Your Action Checklist for 2026
A short list, in the order it makes sense to do them.
- Update your contact information with HCA. Log in to your Washington Healthplanfinder or Apple Health account and confirm your address, phone, and email. Most coverage problems in 2026 will trace back to a notice that was mailed to an old address.
- Check your renewal date. Apple Health typically renews once per year. Note when yours is due so you do not miss the window.
- If your household is mixed-status, get a one-on-one consultation. Contact DSHS or a community-based navigator before October 1, 2026. Bring documentation of immigration status for each household member.
- Document the home care services already in place. Keep a simple file: who provides care, the program funding it (COPES, MPC, In-Home Respite), the case manager’s name, and the assessed hours. If something changes, you will already have the baseline.
- Talk to your home care provider about contingency. If anything in your situation changes (income, household composition, or your loved one’s needs), tell your provider promptly. They can help you reassess hours and stay ahead of redeterminations.
- Save these links. WA HCA: Changes coming to Apple Health. DSHS: Benefits and H.R. 1.
Sunrise Helps Washington Families Navigate Changes in Caregiving Funding
Sunrise Services has provided home care across the Puget Sound region for decades. Our Apple Health home care program serves Snohomish, Whatcom, Skagit, and Island Counties, and we hold Washington State contracts for Medicaid Personal Care, COPES, and In-Home Respite.
If you are reading this because the news has you worried, the most useful next step is usually a real conversation with a real person who knows the Washington system. We can walk through your loved one’s current services, explain how the 2026 changes do or do not affect them, and help you prepare for the renewal cycle.
Frequently Asked Questions
Will I lose my Apple Health home care on October 1, 2026?
No, not if you are a U.S. citizen, a qualifying lawful permanent resident, a Cuban or Haitian entrant, or a COFA citizen. The October 1 change affects which noncitizen groups are eligible going forward; it does not end home care for the citizens and most green card holders who currently receive Apple Health.
What is the 80/20 Medicaid rule and when does it take effect?
The 80/20 rule is a federal Medicaid policy requiring that at least 80% of payments for personal care, homemaker, and home health aide services go to direct care worker compensation.
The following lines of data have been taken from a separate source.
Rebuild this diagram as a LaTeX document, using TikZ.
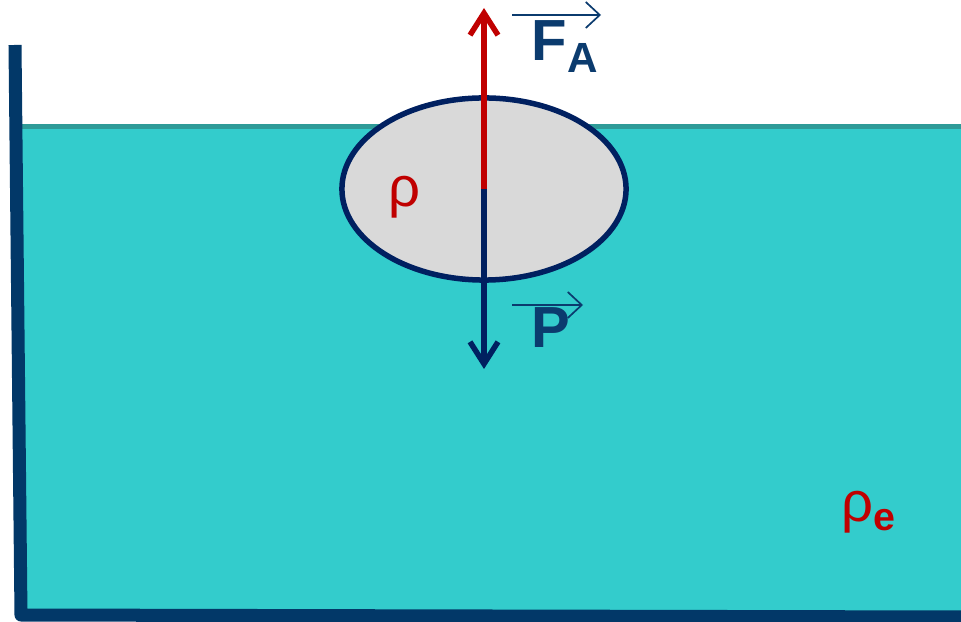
\documentclass[tikz,border=0pt]{standalone}
\usepackage{fontspec}
\setmainfont{Liberation Sans}
\usepackage{xcolor}
\usepackage{tikz}
\usetikzlibrary{arrows.meta,positioning,shapes.geometric}

\definecolor{water}{HTML}{33CCCC}
\definecolor{waterline}{HTML}{2E9B98}
\definecolor{tank}{HTML}{023868}
\definecolor{navy}{HTML}{002060}
\definecolor{labelblue}{HTML}{0B3B6E}
\definecolor{darkred}{HTML}{C00000}
\definecolor{bodygray}{HTML}{D9D9D9}

\begin{document}
\begin{tikzpicture}[
    x=0.01cm, y=-0.01cm,
    wall/.style={draw=tank, line width=0.13cm, line join=round},
    body/.style={ellipse, draw=navy, line width=0.055cm, fill=bodygray, minimum width=2.84cm, minimum height=1.82cm, inner sep=0pt},
    force/.style={line width=0.055cm, -{Straight Barb[length=2.2mm, width=2.8mm, line width=0.055cm]}},
    vec/.style={draw=labelblue, line width=0.017cm, -{Straight Barb[length=1.4mm, width=2.6mm, line width=0.017cm]}},
    vlabel/.style={text=labelblue, font=\fontsize{16.5}{18}\selectfont\bfseries, inner sep=0pt, anchor=base west},
    rholabel/.style={text=darkred, font=\fontsize{16}{18}\selectfont, inner sep=0pt}
  ]
    \useasboundingbox (0,0) rectangle (961,622);
    % liquid
    \fill[water] (20,127) rectangle (961,614);
    \draw[waterline, line width=0.05cm] (20,127) -- (961,127);
    % container
    \draw[wall] (15,45) -- (21,615) -- (961,617);
    % floating body
    \node[body] (ball) at (484,189) {};
    \node[rholabel] (rho) at (404,197) {ρ};
    \node[rholabel] (rhoe) at (869,512) {ρ\textsubscript{\bfseries e}};
    % forces
    \coordinate (top) at (484,8);
    \coordinate (bot) at (484,369);
    \draw[force, darkred] (ball.center) -- (top);
    \draw[force, navy] (ball.center) -- (bot);
    \node[vlabel] (fa) at (531,61) {F\raisebox{-3.2pt}{\fontsize{12}{14}\selectfont A}};
    \node[vlabel] (p) at (531,348) {P};
    \coordinate (faL) at (512,15);
    \coordinate (faR) at (601,15);
    \coordinate (pL) at (512,305);
    \coordinate (pR) at (583,305);
    \draw[vec] (faL) -- (faR);
    \draw[vec] (pL) -- (pR);
  \end{tikzpicture}
\end{document}
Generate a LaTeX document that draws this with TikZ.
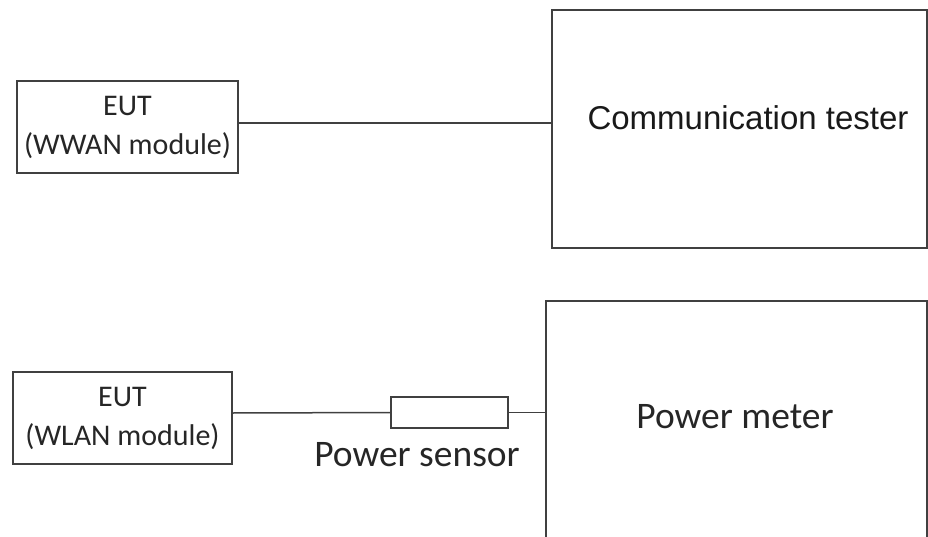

State reporting begins in 2026, and full compliance is required by 2030.
I am not a U.S. citizen. Will I still qualify for Apple Health home care?
It depends on your specific immigration status. Lawful permanent residents (green card holders), Cuban and Haitian entrants, and COFA citizens remain eligible. Refugees, asylees, humanitarian parolees, and several other categories will lose federal Medicaid eligibility on October 1, 2026. Contact DSHS for case-specific guidance before that date.
Do these changes affect COPES or In-Home Respite?
The Washington programs themselves (COPES, Medicaid Personal Care, and In-Home Respite) remain active in 2026. The federal changes affect eligibility, payment transparency, and future renewal frequency, not the existence of the programs.
Where can I get help in Snohomish, Whatcom, Skagit, or Island County?
Start with your DSHS Home and Community Services case manager if you have one. If you do not, contact Sunrise Services and we will help you understand your options. We have offices and care teams across the four-county area.
Take the Next Step
The Medicaid home care changes 2026 sound bigger than they are for most Washington families already receiving Apple Health home care. Coverage continues. Programs continue. What changes is the paperwork rhythm, eligibility for some noncitizen groups, and the long-term workforce funding model. Use this year to update your information, confirm your renewal date, and ask questions while there is plenty of time.